Thermal characteristics analysis with local thermal non-equilibrium model during liquid nitrogen jet fracturing for HDR reservoirs

This paper presents a numerical analysis of thermal characteristics in bottom-hole rock during liquid nitrogen jet fracturing for hot dry rock (HDR) reservoirs. The standard κ-ε and Darcy models are employed to calculate the fluid flow in fluid region and porous-rock region respectively. The heat transfer between flowing fluid and rock matrix is simulated by the local thermal non-equilibrium model. The thermal stresses are evaluated based on thermo-elastic model. Furthermore, a sensitivity study is conducted to investigate the influences of different factors on heat transfer efficiency in porous rock.
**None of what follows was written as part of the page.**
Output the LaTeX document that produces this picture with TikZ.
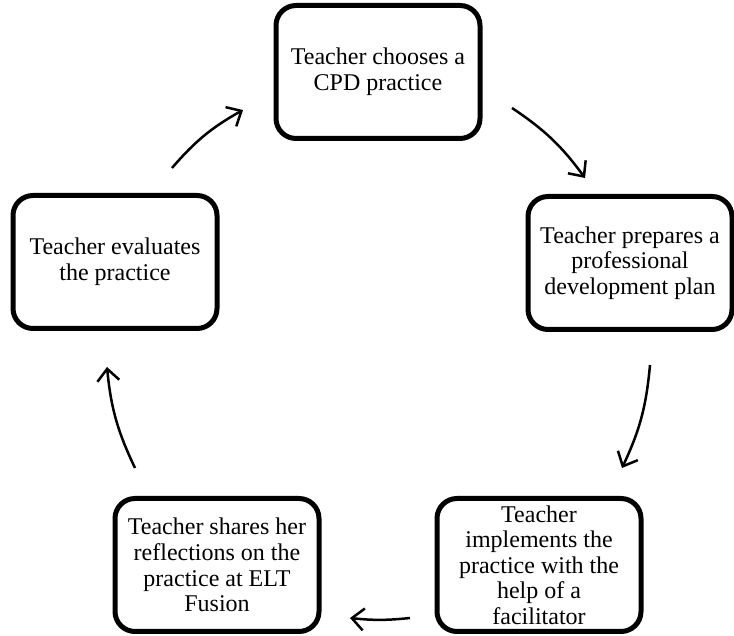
\documentclass[tikz,border=0pt]{standalone}
\usepackage{fontspec}
\setmainfont{Liberation Serif}
\usetikzlibrary{arrows.meta}
\begin{document}
\begin{tikzpicture}[x=0.5pt,y=0.5pt,
    stage/.style={draw,line width=2.5pt,rounded corners=10pt,minimum width=102pt,minimum height=66.5pt,inner sep=0pt,align=center,font=\fontsize{12}{12.8}\selectfont},
    cyc/.style={line width=1.25pt,-{Straight Barb[length=6pt,width=11pt]}}]
    \useasboundingbox (0,0) rectangle (734,636);

    \node[stage] (choose) at (378,564) {Teacher chooses a\\CPD practice};
    \node[stage] (plan) at (630,373) {Teacher prepares a\\professional\\development plan};
    \node[stage] (implement) at (539,71) {Teacher\\implements the\\practice with the\\help of a\\facilitator};
    \node[stage] (share) at (217,71) {Teacher shares her\\reflections on the\\practice at ELT\\Fusion};
    \node[stage] (evaluate) at (115,374) {Teacher evaluates\\the practice};

    \coordinate (a1) at (512,528);
    \coordinate (b1) at (585,458);
    \coordinate (a2) at (650,271);
    \coordinate (b2) at (622,168);
    \coordinate (a3) at (410,18);
    \coordinate (b3) at (350,18);
    \coordinate (a4) at (135,168);
    \coordinate (b4) at (107,269);
    \coordinate (a5) at (172,468);
    \coordinate (b5) at (243,526);

    \draw[cyc] (a1) to[bend left=10] (b1);
    \draw[cyc] (a2) to[bend left=10] (b2);
    \draw[cyc] (a3) to[bend left=6] (b3);
    \draw[cyc] (a4) to[bend left=10] (b4);
    \draw[cyc] (a5) to[bend left=10] (b5);

\end{tikzpicture}
\end{document}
The results show that the fluid has a relatively high velocity in the rock region impacted by high-speed jet. The flow transport in porous rock can significantly improve the cooling performance of hot rock. The thermal stresses induced by temperature gradient are huge enough to create thermal cracks in formation. The parametric analysis indicates that increasing the values of ambient pressure, rock permeability and convection coefficient can promote the heat transfer in porous rock obviously, while the parameters of pressure drop and rock porosity have a slight impact on the cooling rate. The results in this study would offer guidance for the design of HDR fracturing with liquid nitrogen jet.